>> Start

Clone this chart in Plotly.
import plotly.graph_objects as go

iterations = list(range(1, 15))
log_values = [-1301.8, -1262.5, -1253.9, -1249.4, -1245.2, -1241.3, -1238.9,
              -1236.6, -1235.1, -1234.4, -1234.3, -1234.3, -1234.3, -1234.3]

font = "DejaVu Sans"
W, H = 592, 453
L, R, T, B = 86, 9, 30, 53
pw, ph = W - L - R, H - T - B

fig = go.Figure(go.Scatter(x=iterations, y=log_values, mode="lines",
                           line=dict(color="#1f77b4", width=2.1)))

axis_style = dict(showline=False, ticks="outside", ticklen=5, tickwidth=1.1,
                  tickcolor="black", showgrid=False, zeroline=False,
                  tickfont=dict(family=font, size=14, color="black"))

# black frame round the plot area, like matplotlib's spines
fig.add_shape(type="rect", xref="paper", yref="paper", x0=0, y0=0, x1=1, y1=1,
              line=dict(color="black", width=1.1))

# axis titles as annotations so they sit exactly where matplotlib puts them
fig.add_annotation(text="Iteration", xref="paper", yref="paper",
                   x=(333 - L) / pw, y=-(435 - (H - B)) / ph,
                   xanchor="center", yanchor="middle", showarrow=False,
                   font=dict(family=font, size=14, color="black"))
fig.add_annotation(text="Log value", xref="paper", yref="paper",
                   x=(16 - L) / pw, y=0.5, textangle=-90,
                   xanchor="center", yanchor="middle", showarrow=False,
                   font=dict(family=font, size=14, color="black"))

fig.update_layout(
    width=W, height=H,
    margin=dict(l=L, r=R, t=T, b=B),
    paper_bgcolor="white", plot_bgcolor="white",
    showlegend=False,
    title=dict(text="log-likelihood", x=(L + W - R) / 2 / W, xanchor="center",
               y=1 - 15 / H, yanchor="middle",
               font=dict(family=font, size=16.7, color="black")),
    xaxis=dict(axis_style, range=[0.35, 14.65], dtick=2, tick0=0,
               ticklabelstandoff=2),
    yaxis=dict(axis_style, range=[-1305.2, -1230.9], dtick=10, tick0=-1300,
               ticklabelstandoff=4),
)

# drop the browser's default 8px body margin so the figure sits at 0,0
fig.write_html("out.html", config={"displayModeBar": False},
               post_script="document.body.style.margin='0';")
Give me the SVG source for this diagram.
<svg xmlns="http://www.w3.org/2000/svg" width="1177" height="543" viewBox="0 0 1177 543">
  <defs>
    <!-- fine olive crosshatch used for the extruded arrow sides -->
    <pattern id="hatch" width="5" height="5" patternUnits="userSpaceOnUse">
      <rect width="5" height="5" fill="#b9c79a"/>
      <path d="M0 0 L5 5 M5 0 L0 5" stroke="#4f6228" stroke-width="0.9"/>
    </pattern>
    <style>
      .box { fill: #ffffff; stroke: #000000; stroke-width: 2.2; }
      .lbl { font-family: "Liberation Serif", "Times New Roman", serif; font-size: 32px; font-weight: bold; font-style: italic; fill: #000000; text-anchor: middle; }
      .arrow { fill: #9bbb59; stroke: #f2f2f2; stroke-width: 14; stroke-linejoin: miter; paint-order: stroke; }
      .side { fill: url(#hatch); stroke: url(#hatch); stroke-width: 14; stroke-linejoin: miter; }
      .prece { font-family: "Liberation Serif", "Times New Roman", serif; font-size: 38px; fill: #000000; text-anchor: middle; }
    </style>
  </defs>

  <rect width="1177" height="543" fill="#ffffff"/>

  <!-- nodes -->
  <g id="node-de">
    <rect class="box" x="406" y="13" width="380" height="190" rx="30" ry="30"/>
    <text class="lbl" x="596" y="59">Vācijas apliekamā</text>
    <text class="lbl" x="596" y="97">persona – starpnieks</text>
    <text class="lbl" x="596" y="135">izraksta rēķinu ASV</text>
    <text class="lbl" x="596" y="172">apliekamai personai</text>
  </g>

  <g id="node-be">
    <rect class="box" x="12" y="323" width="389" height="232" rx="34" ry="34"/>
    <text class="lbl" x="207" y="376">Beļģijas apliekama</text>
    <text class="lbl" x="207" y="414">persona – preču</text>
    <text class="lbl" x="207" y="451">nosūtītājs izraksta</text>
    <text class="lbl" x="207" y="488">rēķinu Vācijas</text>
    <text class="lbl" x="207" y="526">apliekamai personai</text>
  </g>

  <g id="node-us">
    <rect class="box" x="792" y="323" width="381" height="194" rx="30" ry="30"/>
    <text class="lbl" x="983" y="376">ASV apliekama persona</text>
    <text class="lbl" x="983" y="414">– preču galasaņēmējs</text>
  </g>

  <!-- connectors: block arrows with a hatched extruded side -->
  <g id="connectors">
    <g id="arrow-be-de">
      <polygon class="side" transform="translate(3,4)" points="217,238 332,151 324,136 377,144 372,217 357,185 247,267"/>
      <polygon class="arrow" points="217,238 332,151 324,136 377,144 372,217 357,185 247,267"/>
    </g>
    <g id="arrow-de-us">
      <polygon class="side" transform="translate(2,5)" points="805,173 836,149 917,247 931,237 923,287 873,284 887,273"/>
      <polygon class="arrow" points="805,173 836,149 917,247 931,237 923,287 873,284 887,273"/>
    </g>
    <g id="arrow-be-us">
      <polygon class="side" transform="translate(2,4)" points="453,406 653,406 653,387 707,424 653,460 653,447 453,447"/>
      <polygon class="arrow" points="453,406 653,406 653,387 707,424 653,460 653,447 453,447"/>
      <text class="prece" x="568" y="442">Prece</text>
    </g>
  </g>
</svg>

>> End

Problem description
Output all preceding records character for character.

Problem solution
Clone this chart in Plotly.
import plotly.graph_objects as go

iterations = list(range(1, 15))
log_values = [-1301.8, -1262.5, -1253.9, -1249.4, -1245.2, -1241.3, -1238.9,
              -1236.6, -1235.1, -1234.4, -1234.3, -1234.3, -1234.3, -1234.3]

font = "DejaVu Sans"
W, H = 592, 453
L, R, T, B = 86, 9, 30, 53
pw, ph = W - L - R, H - T - B

fig = go.Figure(go.Scatter(x=iterations, y=log_values, mode="lines",
                           line=dict(color="#1f77b4", width=2.1)))

axis_style = dict(showline=False, ticks="outside", ticklen=5, tickwidth=1.1,
                  tickcolor="black", showgrid=False, zeroline=False,
                  tickfont=dict(family=font, size=14, color="black"))

# black frame round the plot area, like matplotlib's spines
fig.add_shape(type="rect", xref="paper", yref="paper", x0=0, y0=0, x1=1, y1=1,
              line=dict(color="black", width=1.1))

# axis titles as annotations so they sit exactly where matplotlib puts them
fig.add_annotation(text="Iteration", xref="paper", yref="paper",
                   x=(333 - L) / pw, y=-(435 - (H - B)) / ph,
                   xanchor="center", yanchor="middle", showarrow=False,
                   font=dict(family=font, size=14, color="black"))
fig.add_annotation(text="Log value", xref="paper", yref="paper",
                   x=(16 - L) / pw, y=0.5, textangle=-90,
                   xanchor="center", yanchor="middle", showarrow=False,
                   font=dict(family=font, size=14, color="black"))

fig.update_layout(
    width=W, height=H,
    margin=dict(l=L, r=R, t=T, b=B),
    paper_bgcolor="white", plot_bgcolor="white",
    showlegend=False,
    title=dict(text="log-likelihood", x=(L + W - R) / 2 / W, xanchor="center",
               y=1 - 15 / H, yanchor="middle",
               font=dict(family=font, size=16.7, color="black")),
    xaxis=dict(axis_style, range=[0.35, 14.65], dtick=2, tick0=0,
               ticklabelstandoff=2),
    yaxis=dict(axis_style, range=[-1305.2, -1230.9], dtick=10, tick0=-1300,
               ticklabelstandoff=4),
)

# drop the browser's default 8px body margin so the figure sits at 0,0
fig.write_html("out.html", config={"displayModeBar": False},
               post_script="document.body.style.margin='0';")
Give me the SVG source for this diagram.
<svg xmlns="http://www.w3.org/2000/svg" width="1177" height="543" viewBox="0 0 1177 543">
  <defs>
    <!-- fine olive crosshatch used for the extruded arrow sides -->
    <pattern id="hatch" width="5" height="5" patternUnits="userSpaceOnUse">
      <rect width="5" height="5" fill="#b9c79a"/>
      <path d="M0 0 L5 5 M5 0 L0 5" stroke="#4f6228" stroke-width="0.9"/>
    </pattern>
    <style>
      .box { fill: #ffffff; stroke: #000000; stroke-width: 2.2; }
      .lbl { font-family: "Liberation Serif", "Times New Roman", serif; font-size: 32px; font-weight: bold; font-style: italic; fill: #000000; text-anchor: middle; }
      .arrow { fill: #9bbb59; stroke: #f2f2f2; stroke-width: 14; stroke-linejoin: miter; paint-order: stroke; }
      .side { fill: url(#hatch); stroke: url(#hatch); stroke-width: 14; stroke-linejoin: miter; }
      .prece { font-family: "Liberation Serif", "Times New Roman", serif; font-size: 38px; fill: #000000; text-anchor: middle; }
    </style>
  </defs>

  <rect width="1177" height="543" fill="#ffffff"/>

  <!-- nodes -->
  <g id="node-de">
    <rect class="box" x="406" y="13" width="380" height="190" rx="30" ry="30"/>
    <text class="lbl" x="596" y="59">Vācijas apliekamā</text>
    <text class="lbl" x="596" y="97">persona – starpnieks</text>
    <text class="lbl" x="596" y="135">izraksta rēķinu ASV</text>
    <text class="lbl" x="596" y="172">apliekamai personai</text>
  </g>

  <g id="node-be">
    <rect class="box" x="12" y="323" width="389" height="232" rx="34" ry="34"/>
    <text class="lbl" x="207" y="376">Beļģijas apliekama</text>
    <text class="lbl" x="207" y="414">persona – preču</text>
    <text class="lbl" x="207" y="451">nosūtītājs izraksta</text>
    <text class="lbl" x="207" y="488">rēķinu Vācijas</text>
    <text class="lbl" x="207" y="526">apliekamai personai</text>
  </g>

  <g id="node-us">
    <rect class="box" x="792" y="323" width="381" height="194" rx="30" ry="30"/>
    <text class="lbl" x="983" y="376">ASV apliekama persona</text>
    <text class="lbl" x="983" y="414">– preču galasaņēmējs</text>
  </g>

  <!-- connectors: block arrows with a hatched extruded side -->
  <g id="connectors">
    <g id="arrow-be-de">
      <polygon class="side" transform="translate(3,4)" points="217,238 332,151 324,136 377,144 372,217 357,185 247,267"/>
      <polygon class="arrow" points="217,238 332,151 324,136 377,144 372,217 357,185 247,267"/>
    </g>
    <g id="arrow-de-us">
      <polygon class="side" transform="translate(2,5)" points="805,173 836,149 917,247 931,237 923,287 873,284 887,273"/>
      <polygon class="arrow" points="805,173 836,149 917,247 931,237 923,287 873,284 887,273"/>
    </g>
    <g id="arrow-be-us">
      <polygon class="side" transform="translate(2,4)" points="453,406 653,406 653,387 707,424 653,460 653,447 453,447"/>
      <polygon class="arrow" points="453,406 653,406 653,387 707,424 653,460 653,447 453,447"/>
      <text class="prece" x="568" y="442">Prece</text>
    </g>
  </g>
</svg>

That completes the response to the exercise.